A paper by David Autor of the Massachusetts Institute of Technology and others, released in July 2020, examined the PPP's efficacy in maintaining employment at small firms. They used administrative data from ADP, a provider of payroll services, to measure and contrast weekly employment changes of firms above and below the PPP eligibility threshold within narrow industry and state groups. The program's eligibility threshold was determined by firm size — in most industries, firms with more than 500 employees were ineligible for the program. According to their estimates, the level of employment at PPP-eligible firms was 2 percent to 4.5 percent higher than at noneligible firms. Aggregating these results across all eligible firms, the PPP would have helped maintain U.S. payroll employment for about 2.3 million workers through the first week of June 2020. Although this work was preliminary, and the authors intend to refine their analysis and interpretation once better data become available, these initial results suggest the PPP was moderately effective in preserving small-business employment.

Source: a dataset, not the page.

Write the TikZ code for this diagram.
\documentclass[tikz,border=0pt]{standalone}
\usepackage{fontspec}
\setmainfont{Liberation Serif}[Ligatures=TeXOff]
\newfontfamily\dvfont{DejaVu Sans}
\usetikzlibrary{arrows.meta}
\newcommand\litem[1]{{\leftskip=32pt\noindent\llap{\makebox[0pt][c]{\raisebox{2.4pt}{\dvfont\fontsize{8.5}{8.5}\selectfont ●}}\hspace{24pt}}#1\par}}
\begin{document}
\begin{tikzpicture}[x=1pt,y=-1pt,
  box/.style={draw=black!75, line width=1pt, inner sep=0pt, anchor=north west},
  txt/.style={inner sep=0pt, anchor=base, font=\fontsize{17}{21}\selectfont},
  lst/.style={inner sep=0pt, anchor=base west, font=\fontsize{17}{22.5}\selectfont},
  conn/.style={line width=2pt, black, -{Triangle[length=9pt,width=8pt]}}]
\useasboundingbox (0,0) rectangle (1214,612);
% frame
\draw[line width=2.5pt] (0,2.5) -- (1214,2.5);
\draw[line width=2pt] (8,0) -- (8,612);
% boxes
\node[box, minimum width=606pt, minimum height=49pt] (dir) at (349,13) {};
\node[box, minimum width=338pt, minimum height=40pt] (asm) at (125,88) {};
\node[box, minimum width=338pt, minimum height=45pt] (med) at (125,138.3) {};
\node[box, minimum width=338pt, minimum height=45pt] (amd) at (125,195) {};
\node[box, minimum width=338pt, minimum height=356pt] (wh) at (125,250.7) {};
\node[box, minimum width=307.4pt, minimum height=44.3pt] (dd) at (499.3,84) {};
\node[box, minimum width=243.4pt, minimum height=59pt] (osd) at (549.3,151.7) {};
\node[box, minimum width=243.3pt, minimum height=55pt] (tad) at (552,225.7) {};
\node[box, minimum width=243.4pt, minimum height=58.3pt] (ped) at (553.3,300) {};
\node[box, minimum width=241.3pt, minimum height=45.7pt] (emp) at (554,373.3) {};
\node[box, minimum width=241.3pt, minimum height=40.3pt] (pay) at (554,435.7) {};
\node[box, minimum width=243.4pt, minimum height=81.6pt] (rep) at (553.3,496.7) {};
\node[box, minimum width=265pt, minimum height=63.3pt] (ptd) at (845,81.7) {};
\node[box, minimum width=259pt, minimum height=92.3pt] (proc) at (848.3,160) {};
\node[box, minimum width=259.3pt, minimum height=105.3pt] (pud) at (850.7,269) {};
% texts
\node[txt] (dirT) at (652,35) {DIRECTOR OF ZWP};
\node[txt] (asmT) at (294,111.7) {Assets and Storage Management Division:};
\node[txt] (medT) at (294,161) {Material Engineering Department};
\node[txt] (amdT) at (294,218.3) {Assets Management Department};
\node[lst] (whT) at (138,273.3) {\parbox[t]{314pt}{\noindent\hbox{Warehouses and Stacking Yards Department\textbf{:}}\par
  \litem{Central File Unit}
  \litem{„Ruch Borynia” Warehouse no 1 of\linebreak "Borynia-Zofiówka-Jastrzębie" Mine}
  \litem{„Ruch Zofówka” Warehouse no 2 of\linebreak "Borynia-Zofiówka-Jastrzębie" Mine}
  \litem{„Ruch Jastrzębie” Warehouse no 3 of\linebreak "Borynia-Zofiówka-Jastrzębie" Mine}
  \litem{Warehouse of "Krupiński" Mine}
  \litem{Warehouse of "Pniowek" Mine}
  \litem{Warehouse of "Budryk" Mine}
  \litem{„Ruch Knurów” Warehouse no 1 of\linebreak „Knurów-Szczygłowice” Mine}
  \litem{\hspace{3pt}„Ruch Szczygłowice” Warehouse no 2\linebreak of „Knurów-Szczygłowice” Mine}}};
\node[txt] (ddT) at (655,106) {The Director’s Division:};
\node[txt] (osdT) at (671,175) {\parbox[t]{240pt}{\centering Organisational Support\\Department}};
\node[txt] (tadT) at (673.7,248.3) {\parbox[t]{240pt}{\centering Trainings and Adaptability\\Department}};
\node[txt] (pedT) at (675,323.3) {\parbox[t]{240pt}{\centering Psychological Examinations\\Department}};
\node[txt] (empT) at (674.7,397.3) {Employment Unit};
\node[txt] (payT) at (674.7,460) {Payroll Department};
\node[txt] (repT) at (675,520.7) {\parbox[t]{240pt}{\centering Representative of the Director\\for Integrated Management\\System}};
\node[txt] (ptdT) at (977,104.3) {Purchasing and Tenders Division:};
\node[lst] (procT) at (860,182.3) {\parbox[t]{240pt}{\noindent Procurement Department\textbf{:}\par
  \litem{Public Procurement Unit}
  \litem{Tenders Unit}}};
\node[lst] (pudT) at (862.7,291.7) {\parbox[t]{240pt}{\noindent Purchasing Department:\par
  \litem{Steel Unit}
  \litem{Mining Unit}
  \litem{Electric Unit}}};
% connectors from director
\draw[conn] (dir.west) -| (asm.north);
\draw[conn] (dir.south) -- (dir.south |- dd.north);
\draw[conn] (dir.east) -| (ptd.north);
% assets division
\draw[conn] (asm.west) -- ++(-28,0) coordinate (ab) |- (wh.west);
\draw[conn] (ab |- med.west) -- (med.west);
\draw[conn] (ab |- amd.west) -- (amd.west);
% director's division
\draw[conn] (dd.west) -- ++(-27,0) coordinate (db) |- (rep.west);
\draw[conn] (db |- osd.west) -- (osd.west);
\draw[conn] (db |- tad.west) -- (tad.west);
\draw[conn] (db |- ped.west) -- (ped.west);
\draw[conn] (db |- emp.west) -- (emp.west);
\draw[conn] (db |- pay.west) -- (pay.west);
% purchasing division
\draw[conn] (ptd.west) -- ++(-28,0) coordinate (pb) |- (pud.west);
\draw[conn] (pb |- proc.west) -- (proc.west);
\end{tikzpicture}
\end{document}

Research by Alexander Bartik of the University of Illinois Urbana-Champaign and others, also released in July 2020, found similar evidence of the beneficial effects of the PPP, but they approached the issue from a different perspective and used different data. Trying to understand the effectiveness of a program where private actors distribute public resources, they compared firms that received loans in the first wave (before April 16) of the PPP to firms that received loans in the second wave (after April 24). Their work relied on survey data from small-business network Alignable, which contained information on the business owners' PPP application status, employment and payroll characteristics, and operational expectations. Results of their analysis indicated that providing firms loans promptly made a big difference in program efficacy; firms receiving a PPP loan in the first round self-reported an increase in survival probabilities ranging from 9 percentage points to 23 percentage points, resulting in fewer small-business closures. In addition, they showed that PPP approval appeared to increase employment and that banks effectively allocated funds but were somewhat biased toward better-connected firms.

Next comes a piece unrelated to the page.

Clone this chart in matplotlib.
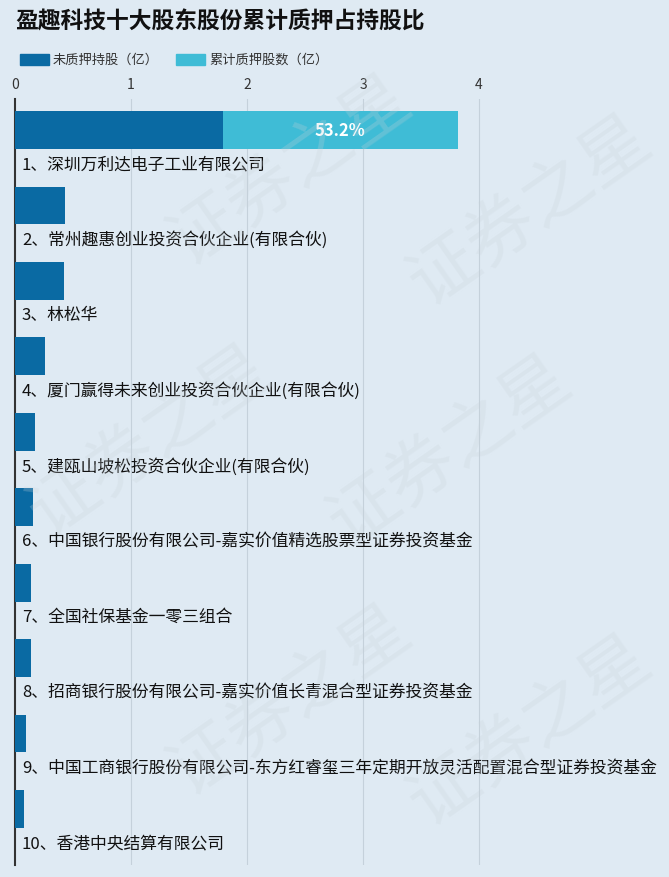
import matplotlib
matplotlib.use("Agg")
import matplotlib.pyplot as plt
import numpy as np

plt.rcParams['font.family'] = ['Noto Sans CJK SC', 'DejaVu Sans']

# data (亿股)
holders = [
    "1、深圳万利达电子工业有限公司",
    "2、常州趣惠创业投资合伙企业(有限合伙)",
    "3、林松华",
    "4、厦门赢得未来创业投资合伙企业(有限合伙)",
    "5、建瓯山坡松投资合伙企业(有限合伙)",
    "6、中国银行股份有限公司-嘉实价值精选股票型证券投资基金",
    "7、全国社保基金一零三组合",
    "8、招商银行股份有限公司-嘉实价值长青混合型证券投资基金",
    "9、中国工商银行股份有限公司-东方红睿玺三年定期开放灵活配置混合型证券投资基金",
    "10、香港中央结算有限公司",
]
unpledged = [1.79, 0.43, 0.42, 0.26, 0.17, 0.155, 0.14, 0.14, 0.095, 0.078]
pledged = [2.03, 0, 0, 0, 0, 0, 0, 0, 0, 0]
pct_labels = ["53.2%", "", "", "", "", "", "", "", "", ""]
xticks = [0, 1, 2, 3, 4]

BG = "#dfeaf3"
DARK = "#0a6aa3"
LIGHT = "#3fbcd6"

W, H = 669, 878
fig = plt.figure(figsize=(W / 100, H / 100), dpi=100)
fig.patch.set_facecolor(BG)

# watermark
for (wx, wy) in [(290, 170), (530, 210), (150, 440), (450, 450), (290, 700), (530, 730)]:
    fig.text(wx / W, 1 - wy / H, "证券之星", fontsize=50, color="#c9d3da",
             alpha=0.25, rotation=35, ha="center", va="center", zorder=0)

fig.text(15 / W, 1 - 22 / H, "盈趣科技十大股东股份累计质押占持股比",
         fontsize=16.4, fontweight="bold", color="#111111", va="center")

# legend
for lx, col, txt in [(20, DARK, "未质押持股（亿）"), (176, LIGHT, "累计质押股数（亿）")]:
    fig.patches.append(plt.Rectangle((lx / W, 1 - 66 / H), 29 / W, 11 / H,
                                     transform=fig.transFigure, color=col))
    fig.text((lx + 33) / W, 1 - 60 / H, txt, fontsize=9.5, color="#333333", va="center")

left, top, bottom = 15, 100, 866
ax = fig.add_axes([left / W, 1 - bottom / H, (W - left) / W, (bottom - top) / H])
ax.set_facecolor("none")
px_per_unit = 116
ax.set_xlim(0, (W - left) / px_per_unit)
pitch = 75.4
y = np.arange(len(holders))
ax.set_ylim(9 + (bottom - 810) / pitch, -(131 - top) / pitch)

ax.barh(y, unpledged, height=0.5, color=DARK, zorder=3)
ax.barh(y, pledged, left=unpledged, height=0.5, color=LIGHT, zorder=3)

for i, name in enumerate(holders):
    ax.text(0.06, i + 0.45, name, fontsize=12.1, color="#111111", va="center", zorder=4)
    if pct_labels[i]:
        ax.text(unpledged[i] + pledged[i] / 2, i, pct_labels[i], fontsize=12,
                fontweight="bold", color="white", ha="center", va="center", zorder=4)

for t in xticks[1:]:
    ax.axvline(t, color="#c5d1db", linewidth=0.8, zorder=1)

ax.xaxis.tick_top()
ax.set_xticks(xticks)
ax.tick_params(axis="x", length=0, pad=6, labelsize=10, labelcolor="#333333")
ax.set_yticks([])
for s in ["top", "right", "bottom"]:
    ax.spines[s].set_visible(False)
ax.spines["left"].set_color("#333333")
ax.spines["left"].set_linewidth(1.5)

fig.savefig("out.png", dpi=100, facecolor=BG)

Finally, work released by João Granja of the University of Chicago Booth School of Business and others in May 2020 found small effects from the PPP on local economic outcomes and business shutdowns following the pandemic, and only modest positive effects on employment outcomes. They used the SBA's loan-level microdata for all PPP loans approved under the program and combined this data with Call Reports from all active commercial banks, Homebase software data on employment indicators, Opportunity Insights data on county-level employment, and Womply data on small business revenues. Examining the flow of PPP funds across the country, they contrasted changes in local employment and economic outcomes in regions with high versus low PPP exposure. They also examined the role that banks played in distributing loans but reached a different conclusion from the Bartik group, finding that funds were not well-targeted to areas most adversely affected by the pandemic. In general, their results indicated that the program's short- and medium-term effects on employment were small relative to the program's size, but that funding did contribute to firms' financial stability. In the future, they argued, the PPP's effectiveness in preventing permanent business closures may result in more pronounced positive employment effects.

Overall, the studies indicate that the PPP helped prevent small-business shutdowns and, to a lower degree, helped sustain employment. But evidence suggests that PPP funds were not consistently distributed to the highest-need firms. As more data emerge, economists will continue to explore the effectiveness of the PPP and its implications for future fiscal interventions.